Apax, Oak HC/FT to buy Eating Recovery Center in $1.4bn deal

The investors will fuel expansion of the eating disorder treatment platform both physically and virtually, while supporting further diversification into other behavioral health conditions.

Apax Partners and Oak HC/FT have joined hands to acquire Eating Recovery Center, identifying a vast opportunity to expand access to treatment for eating disorders and mood and anxiety conditions.

The pending deal values Denver-based ERC at approximately $1.4 billion, sources familiar with the deal terms told PE Hub. The company is projecting $91 million of pro forma mature EBITDA for 2021, some of the people said. 

Indicating significant growth in value under ERC’s existing investor, New York’s CCMP Capital bought ERC in August 2017 in a $580 million deal, sources said previously. The sellers engaged Moelis earlier this year to weigh a sale of the business, PE Hub wrote in April.

Apax and Oak HC/FT plan to announce the deal on Tuesday.

With a like-minded approach of backing companies in sectors with multiple growth levers, Apax and Oak HC/FT teamed up early on in their pursuit of ERC, the investors said, declining to comment on financial terms of the deal. 

Apax partner Andy Cavanna, for his part, has long tracked the eating disorder market. Before joining Apax in 2017, Cavanna, while at Vestar Capital, helped lead the firm’s 2015 investment in Veritas Collaborative, a specialty hospital system for the treatment of eating disorders. 

Both then and now, Cavanna found that the industry faces a shortage of good providers, hence lending to an attractive investment opportunity. “There is more demand for services than providers.” With ERC, the pair of new investors plan to tackle that problem with a “growth thesis to expand access,” he said. 

In this case, ERC has the opportunity to expand both physically and digitally. With the new growth capital, the platform will grow geographically via the building of new clinics, whether inpatient, residential or outpatient – all settings in which its model has proven out. Another important accelerator addressing the market’s “access problem” will include leveraging its existing virtual capabilities and expanding digitally, the investors said. 

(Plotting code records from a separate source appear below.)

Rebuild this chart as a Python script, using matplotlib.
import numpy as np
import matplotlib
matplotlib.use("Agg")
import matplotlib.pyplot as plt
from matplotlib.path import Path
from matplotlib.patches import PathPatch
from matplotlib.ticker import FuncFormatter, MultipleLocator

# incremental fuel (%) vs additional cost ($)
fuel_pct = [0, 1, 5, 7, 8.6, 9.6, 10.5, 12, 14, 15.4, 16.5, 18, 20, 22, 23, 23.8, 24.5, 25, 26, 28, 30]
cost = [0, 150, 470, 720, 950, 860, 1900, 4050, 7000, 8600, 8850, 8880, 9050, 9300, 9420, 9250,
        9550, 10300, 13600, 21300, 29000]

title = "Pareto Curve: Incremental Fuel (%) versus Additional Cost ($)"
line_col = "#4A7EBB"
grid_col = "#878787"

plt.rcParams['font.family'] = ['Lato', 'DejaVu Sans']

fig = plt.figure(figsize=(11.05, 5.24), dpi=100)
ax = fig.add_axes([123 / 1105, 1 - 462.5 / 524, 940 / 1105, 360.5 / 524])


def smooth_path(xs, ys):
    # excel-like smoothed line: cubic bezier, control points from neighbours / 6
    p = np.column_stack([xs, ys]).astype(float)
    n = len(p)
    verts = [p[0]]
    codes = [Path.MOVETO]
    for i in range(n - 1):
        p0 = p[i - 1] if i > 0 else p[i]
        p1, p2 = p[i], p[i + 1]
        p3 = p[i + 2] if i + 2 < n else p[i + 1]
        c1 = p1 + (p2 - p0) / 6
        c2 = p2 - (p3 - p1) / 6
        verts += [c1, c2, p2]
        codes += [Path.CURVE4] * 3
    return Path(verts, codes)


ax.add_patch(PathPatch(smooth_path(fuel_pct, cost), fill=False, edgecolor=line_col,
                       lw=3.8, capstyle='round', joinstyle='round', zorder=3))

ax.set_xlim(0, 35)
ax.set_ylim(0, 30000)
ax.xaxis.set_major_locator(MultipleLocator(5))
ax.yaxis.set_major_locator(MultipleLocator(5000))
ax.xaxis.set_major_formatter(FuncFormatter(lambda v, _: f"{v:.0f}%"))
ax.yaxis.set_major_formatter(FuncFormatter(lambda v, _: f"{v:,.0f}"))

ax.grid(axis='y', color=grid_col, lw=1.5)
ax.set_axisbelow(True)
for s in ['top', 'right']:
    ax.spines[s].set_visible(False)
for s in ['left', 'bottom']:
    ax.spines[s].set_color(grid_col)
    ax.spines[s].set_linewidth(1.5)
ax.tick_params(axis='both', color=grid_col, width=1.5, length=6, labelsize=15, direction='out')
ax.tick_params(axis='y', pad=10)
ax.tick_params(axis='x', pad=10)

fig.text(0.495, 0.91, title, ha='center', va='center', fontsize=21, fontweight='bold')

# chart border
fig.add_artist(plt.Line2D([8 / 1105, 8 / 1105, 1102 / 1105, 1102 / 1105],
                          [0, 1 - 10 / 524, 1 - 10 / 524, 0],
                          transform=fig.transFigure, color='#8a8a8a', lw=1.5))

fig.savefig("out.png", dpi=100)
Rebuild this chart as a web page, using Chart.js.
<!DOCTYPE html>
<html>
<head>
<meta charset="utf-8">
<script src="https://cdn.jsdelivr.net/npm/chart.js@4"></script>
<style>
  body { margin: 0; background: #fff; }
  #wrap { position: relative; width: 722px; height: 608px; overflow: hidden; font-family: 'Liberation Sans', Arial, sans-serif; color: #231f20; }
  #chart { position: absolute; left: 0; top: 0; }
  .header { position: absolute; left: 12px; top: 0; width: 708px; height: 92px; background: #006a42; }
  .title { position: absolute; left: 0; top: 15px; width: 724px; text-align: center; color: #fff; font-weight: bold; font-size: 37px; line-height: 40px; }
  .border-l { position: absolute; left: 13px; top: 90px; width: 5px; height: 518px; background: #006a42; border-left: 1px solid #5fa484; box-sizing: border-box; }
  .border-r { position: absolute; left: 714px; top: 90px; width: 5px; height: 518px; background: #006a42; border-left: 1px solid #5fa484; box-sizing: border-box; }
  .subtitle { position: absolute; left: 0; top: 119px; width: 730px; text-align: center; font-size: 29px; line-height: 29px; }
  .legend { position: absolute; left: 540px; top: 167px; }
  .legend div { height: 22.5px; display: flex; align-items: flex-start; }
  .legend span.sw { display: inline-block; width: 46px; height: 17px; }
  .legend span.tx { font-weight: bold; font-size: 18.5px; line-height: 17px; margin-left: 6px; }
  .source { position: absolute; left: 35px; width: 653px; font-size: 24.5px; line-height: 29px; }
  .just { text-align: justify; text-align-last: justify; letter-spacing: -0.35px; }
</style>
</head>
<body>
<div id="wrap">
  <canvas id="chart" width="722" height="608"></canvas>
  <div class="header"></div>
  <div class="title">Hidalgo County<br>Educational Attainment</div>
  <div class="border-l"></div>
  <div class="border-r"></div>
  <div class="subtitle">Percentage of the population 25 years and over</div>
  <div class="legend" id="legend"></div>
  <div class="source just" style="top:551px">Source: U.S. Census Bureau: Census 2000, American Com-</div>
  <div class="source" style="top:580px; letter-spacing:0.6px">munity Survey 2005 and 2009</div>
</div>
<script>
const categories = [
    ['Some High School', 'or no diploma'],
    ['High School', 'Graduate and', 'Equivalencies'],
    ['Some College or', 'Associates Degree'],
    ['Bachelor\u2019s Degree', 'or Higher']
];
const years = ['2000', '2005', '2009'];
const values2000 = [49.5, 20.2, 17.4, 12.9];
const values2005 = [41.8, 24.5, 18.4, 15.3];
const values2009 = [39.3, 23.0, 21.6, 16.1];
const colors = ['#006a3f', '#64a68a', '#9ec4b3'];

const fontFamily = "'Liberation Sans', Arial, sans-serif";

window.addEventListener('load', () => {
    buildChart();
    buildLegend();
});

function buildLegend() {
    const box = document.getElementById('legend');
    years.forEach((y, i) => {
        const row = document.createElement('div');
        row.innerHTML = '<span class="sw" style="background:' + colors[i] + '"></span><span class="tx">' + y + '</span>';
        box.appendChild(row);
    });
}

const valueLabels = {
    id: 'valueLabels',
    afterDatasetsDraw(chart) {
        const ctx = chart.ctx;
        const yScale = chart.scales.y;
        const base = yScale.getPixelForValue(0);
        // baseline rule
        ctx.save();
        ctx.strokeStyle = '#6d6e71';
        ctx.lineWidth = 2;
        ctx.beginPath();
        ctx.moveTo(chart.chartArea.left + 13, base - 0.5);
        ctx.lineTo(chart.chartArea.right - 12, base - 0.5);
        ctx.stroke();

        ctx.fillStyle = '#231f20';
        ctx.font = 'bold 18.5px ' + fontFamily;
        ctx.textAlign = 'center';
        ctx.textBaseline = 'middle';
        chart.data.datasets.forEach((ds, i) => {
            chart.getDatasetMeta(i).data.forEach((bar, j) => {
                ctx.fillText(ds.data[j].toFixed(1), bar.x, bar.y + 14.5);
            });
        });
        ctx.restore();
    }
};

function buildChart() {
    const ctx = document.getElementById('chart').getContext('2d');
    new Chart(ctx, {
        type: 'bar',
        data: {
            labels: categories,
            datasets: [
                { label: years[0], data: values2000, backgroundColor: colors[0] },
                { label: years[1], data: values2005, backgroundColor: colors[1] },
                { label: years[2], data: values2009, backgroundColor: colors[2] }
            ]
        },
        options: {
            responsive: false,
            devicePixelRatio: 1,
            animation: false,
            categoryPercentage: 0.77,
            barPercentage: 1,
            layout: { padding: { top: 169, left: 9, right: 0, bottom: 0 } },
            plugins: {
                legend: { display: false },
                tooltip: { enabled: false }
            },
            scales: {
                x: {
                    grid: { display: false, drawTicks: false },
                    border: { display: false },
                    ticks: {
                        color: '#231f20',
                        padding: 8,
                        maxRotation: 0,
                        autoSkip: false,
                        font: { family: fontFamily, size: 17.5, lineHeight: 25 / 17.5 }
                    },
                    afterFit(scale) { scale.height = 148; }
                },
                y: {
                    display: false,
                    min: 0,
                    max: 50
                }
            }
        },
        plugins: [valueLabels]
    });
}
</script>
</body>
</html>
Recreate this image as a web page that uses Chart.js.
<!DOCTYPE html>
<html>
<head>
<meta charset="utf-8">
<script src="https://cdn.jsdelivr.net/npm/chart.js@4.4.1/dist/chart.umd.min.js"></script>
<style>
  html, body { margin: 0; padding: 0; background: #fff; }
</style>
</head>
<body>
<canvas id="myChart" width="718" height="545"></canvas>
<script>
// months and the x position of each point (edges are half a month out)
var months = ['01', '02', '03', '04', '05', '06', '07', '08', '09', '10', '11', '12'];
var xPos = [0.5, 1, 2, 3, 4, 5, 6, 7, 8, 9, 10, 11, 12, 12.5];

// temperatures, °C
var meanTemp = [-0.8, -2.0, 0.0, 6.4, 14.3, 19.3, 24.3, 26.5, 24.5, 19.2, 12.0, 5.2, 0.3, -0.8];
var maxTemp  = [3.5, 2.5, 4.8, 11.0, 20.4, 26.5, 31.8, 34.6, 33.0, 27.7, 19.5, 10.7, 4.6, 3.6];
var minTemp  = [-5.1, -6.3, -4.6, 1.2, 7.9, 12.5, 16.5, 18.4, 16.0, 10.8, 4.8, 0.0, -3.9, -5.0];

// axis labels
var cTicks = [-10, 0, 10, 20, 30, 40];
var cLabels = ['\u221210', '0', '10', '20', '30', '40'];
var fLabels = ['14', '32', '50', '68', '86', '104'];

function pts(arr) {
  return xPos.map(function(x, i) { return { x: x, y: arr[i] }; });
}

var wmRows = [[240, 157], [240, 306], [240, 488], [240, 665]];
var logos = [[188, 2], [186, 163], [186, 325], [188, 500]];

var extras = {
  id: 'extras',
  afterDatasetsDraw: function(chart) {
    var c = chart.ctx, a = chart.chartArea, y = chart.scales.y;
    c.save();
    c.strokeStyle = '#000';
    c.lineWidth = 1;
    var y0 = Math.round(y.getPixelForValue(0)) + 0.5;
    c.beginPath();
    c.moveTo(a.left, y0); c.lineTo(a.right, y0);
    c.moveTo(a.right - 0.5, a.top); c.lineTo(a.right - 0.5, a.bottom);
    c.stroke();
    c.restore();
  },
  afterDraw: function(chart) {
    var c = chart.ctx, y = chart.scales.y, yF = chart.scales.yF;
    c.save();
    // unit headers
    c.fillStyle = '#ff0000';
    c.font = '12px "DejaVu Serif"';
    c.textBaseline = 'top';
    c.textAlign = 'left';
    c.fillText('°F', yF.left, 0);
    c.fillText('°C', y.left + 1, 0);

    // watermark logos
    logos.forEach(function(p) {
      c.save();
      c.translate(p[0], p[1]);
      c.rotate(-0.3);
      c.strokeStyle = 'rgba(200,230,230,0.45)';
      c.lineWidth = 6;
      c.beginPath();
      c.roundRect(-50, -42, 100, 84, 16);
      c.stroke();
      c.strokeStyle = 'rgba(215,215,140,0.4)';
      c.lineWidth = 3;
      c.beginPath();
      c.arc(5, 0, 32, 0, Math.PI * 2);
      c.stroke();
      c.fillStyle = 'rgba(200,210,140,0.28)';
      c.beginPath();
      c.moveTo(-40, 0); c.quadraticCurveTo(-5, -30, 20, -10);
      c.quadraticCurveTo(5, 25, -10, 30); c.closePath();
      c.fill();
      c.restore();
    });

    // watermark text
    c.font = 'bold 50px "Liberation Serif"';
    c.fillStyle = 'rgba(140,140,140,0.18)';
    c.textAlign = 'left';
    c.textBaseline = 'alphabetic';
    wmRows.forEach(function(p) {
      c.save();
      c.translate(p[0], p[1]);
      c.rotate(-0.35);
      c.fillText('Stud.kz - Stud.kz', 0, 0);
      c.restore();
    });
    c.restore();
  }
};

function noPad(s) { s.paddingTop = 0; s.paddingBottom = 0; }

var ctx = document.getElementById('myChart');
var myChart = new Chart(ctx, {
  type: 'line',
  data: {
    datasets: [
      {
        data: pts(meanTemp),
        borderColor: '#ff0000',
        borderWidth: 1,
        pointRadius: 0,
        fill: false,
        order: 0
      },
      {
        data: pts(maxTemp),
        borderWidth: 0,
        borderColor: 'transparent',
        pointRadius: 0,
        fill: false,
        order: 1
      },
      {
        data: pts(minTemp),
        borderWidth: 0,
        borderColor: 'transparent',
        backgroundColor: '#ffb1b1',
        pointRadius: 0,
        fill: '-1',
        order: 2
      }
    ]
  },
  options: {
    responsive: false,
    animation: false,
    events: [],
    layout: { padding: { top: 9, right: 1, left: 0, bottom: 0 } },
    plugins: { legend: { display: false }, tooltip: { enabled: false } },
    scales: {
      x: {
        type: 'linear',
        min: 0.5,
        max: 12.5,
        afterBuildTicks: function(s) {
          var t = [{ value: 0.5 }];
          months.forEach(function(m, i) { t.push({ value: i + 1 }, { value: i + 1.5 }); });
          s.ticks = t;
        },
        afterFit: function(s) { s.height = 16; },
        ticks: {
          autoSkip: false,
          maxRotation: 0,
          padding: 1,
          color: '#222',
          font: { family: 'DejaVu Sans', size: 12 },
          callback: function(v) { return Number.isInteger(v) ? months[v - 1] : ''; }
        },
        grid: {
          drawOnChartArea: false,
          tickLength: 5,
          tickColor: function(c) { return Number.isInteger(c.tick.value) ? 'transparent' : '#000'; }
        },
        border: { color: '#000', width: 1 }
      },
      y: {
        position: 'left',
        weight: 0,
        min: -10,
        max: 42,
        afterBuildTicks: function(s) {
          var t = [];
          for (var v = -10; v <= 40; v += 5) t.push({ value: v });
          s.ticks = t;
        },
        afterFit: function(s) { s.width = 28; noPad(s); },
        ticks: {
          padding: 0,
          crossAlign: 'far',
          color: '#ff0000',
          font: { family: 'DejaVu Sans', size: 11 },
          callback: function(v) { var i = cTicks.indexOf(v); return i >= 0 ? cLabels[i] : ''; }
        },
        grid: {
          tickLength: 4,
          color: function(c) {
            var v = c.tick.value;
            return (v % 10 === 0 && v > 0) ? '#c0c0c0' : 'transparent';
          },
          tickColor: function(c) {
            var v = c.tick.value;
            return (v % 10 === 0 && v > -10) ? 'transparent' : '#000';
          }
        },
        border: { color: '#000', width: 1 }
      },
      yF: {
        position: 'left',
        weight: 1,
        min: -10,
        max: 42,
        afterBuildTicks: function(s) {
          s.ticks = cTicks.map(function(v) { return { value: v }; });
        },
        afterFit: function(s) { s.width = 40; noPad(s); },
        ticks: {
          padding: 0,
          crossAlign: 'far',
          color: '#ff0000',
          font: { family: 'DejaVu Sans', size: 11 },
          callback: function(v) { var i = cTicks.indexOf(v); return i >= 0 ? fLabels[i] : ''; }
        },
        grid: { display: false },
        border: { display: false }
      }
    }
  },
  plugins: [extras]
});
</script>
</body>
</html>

“Once you have clinical quality and a strong management team… you really have to have this omni-channel approach to patient care; that’s just the way the world is going,” said Andrew Adams, co-founder and managing partner of Oak HC/FT. “That’s what’s really exciting. There are so many opportunities and ways to invest in the category.” 

Broadly, the disruption to the healthcare industry in the wake of the public health crisis has cast a light on the value of telehealth. Behavioral healthcare has proven to be a particularly applicable area of virtual health services. 

Complementing Apax’s knowledge and early identification of the opportunity in the eating disorder treatment market, Oak HC/FT has deep roots at the nexus of behavioral healthcare and virtual care and technology. Relevant existing investments include US Healthvest, Brightline and Quartet Health and notable former portfolio companies include Therapy Brands. “The power of technology is something we’ve invested behind a lot at Oak,” Adams noted.

ERC will also continue to prioritize diversification, expanding upon its recent entrance into mood and anxiety disorder treatment, the investors said. Its Pathlight division addressing these conditions now represents about 15 percent of ERC’s revenue today, Cavanna said. 

While the primary focus is organic growth, Cavanna noted there is M&A to be done,  particularly outside of ERC’s eating disorder business.

Apax joins a growing list of investors investing behind the underlying trends fueling a greater need for behavioral health services, be it growing public awareness or increasing adoption of telehealth. 

On one level, “payors have lowered barriers to coverage for a host of regulatory reasons,” Cavanna said. At the same time, “you have societal acceptance that this is an illness that needs to be treated.”

In other recent activity of note, Onex Partners completed its investment in Newport Healthcare in a deal valuing the network of teen-focused mental health treatment centers at $1.3 billion, people familiar with the deal terms told PE Hub.

Elsewhere, TPG in the height of the pandemic agreed to buy LifeStance at a $1.2 billion value, providing a full equity backstop. Less than a year later, the national provider of behavioral health services in June went public at more than five times that value.

Update: This report has been updated to clarify Oak HC/FT’s current and former behavioral health-related portfolio companies.